▸ Exercise requirements:
Where a line contains the word "this", copy that line.

▸ Provided records:
>> begin
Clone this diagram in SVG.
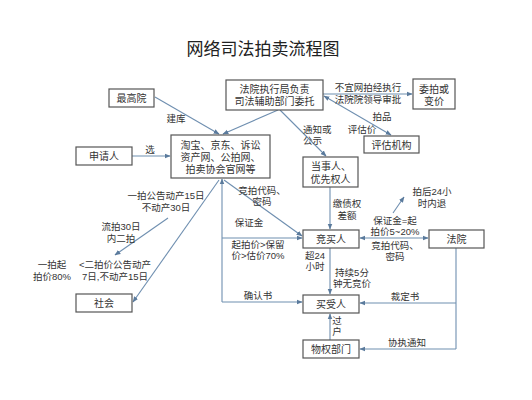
>> end
>> begin
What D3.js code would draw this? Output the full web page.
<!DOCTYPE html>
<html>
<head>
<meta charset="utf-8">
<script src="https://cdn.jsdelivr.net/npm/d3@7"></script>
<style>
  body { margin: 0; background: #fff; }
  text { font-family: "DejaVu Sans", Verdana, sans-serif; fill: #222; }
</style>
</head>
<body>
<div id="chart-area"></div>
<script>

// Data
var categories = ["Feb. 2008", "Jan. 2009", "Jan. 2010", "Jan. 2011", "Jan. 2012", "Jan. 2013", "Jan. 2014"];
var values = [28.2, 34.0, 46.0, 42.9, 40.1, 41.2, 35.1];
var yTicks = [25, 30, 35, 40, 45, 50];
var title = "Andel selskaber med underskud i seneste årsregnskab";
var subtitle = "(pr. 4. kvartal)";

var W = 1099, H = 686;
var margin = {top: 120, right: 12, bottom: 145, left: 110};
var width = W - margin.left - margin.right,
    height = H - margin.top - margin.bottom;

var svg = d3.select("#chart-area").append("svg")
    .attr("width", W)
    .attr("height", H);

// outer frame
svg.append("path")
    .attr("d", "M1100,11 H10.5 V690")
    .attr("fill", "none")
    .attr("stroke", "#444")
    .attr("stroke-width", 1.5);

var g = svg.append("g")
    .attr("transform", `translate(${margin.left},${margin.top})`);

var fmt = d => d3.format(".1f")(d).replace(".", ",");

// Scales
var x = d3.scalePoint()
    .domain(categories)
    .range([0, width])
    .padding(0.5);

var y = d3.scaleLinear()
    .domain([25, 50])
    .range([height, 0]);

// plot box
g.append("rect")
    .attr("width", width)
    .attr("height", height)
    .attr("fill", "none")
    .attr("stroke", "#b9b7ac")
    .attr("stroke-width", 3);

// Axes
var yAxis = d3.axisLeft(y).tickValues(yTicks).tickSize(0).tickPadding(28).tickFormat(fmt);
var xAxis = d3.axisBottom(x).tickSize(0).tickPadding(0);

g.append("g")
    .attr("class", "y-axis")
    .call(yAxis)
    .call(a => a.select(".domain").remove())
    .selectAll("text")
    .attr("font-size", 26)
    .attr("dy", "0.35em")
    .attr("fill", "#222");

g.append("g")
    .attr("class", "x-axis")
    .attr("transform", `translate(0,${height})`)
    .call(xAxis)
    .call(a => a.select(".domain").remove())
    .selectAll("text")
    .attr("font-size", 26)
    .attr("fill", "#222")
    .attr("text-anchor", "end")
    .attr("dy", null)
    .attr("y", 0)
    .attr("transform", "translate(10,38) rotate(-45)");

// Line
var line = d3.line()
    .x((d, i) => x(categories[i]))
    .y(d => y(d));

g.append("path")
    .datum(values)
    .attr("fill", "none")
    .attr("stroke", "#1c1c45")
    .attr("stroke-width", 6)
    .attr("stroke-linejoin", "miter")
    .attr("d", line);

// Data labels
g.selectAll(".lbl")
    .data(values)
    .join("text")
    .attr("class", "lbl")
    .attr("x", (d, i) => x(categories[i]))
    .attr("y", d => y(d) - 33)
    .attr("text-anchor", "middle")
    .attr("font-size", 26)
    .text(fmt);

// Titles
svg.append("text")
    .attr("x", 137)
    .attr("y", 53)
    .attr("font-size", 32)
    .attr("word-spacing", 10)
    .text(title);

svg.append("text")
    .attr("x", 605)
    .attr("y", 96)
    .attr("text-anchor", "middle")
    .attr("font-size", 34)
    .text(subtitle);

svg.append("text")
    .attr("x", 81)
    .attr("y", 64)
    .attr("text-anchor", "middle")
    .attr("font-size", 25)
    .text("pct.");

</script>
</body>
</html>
>> end
>> begin
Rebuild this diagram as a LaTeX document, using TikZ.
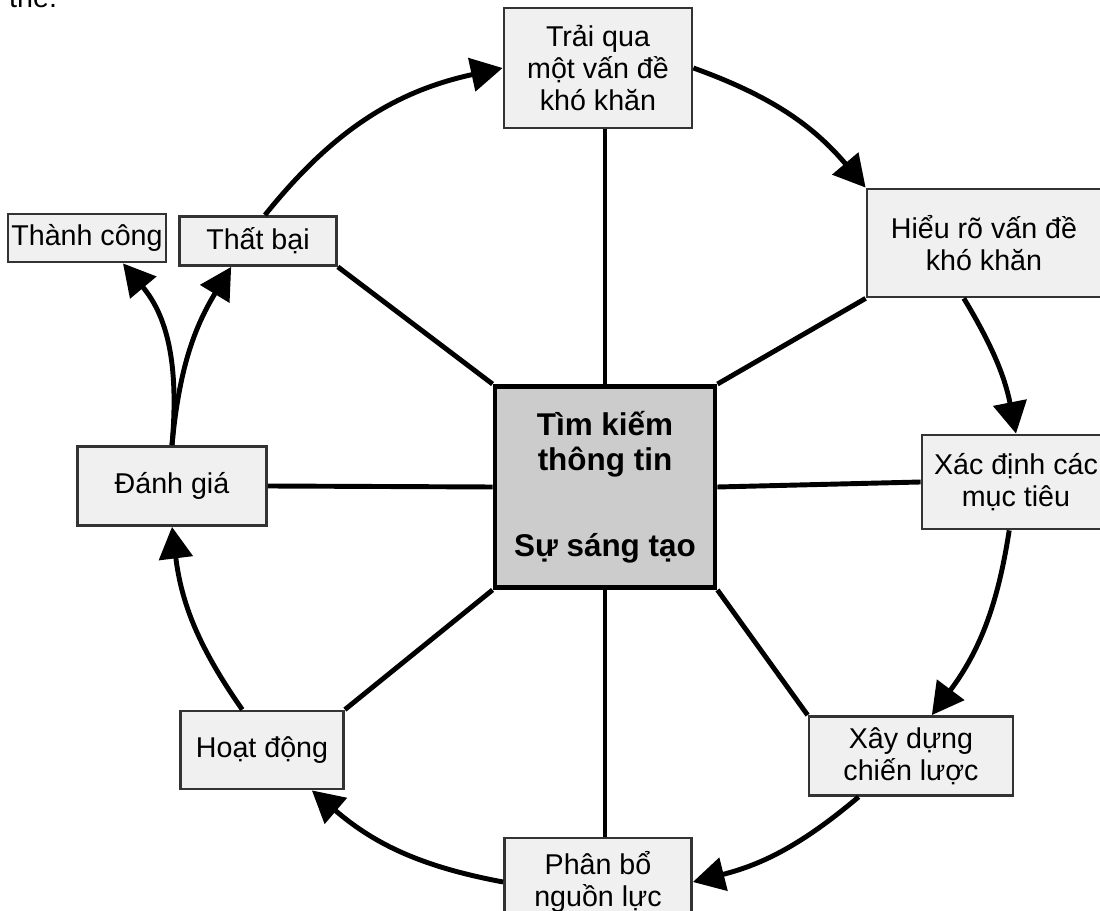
>> end
▸ Worked solution:
Clone this diagram in SVG.
What D3.js code would draw this? Output the full web page.
Rebuild this diagram as a LaTeX document, using TikZ.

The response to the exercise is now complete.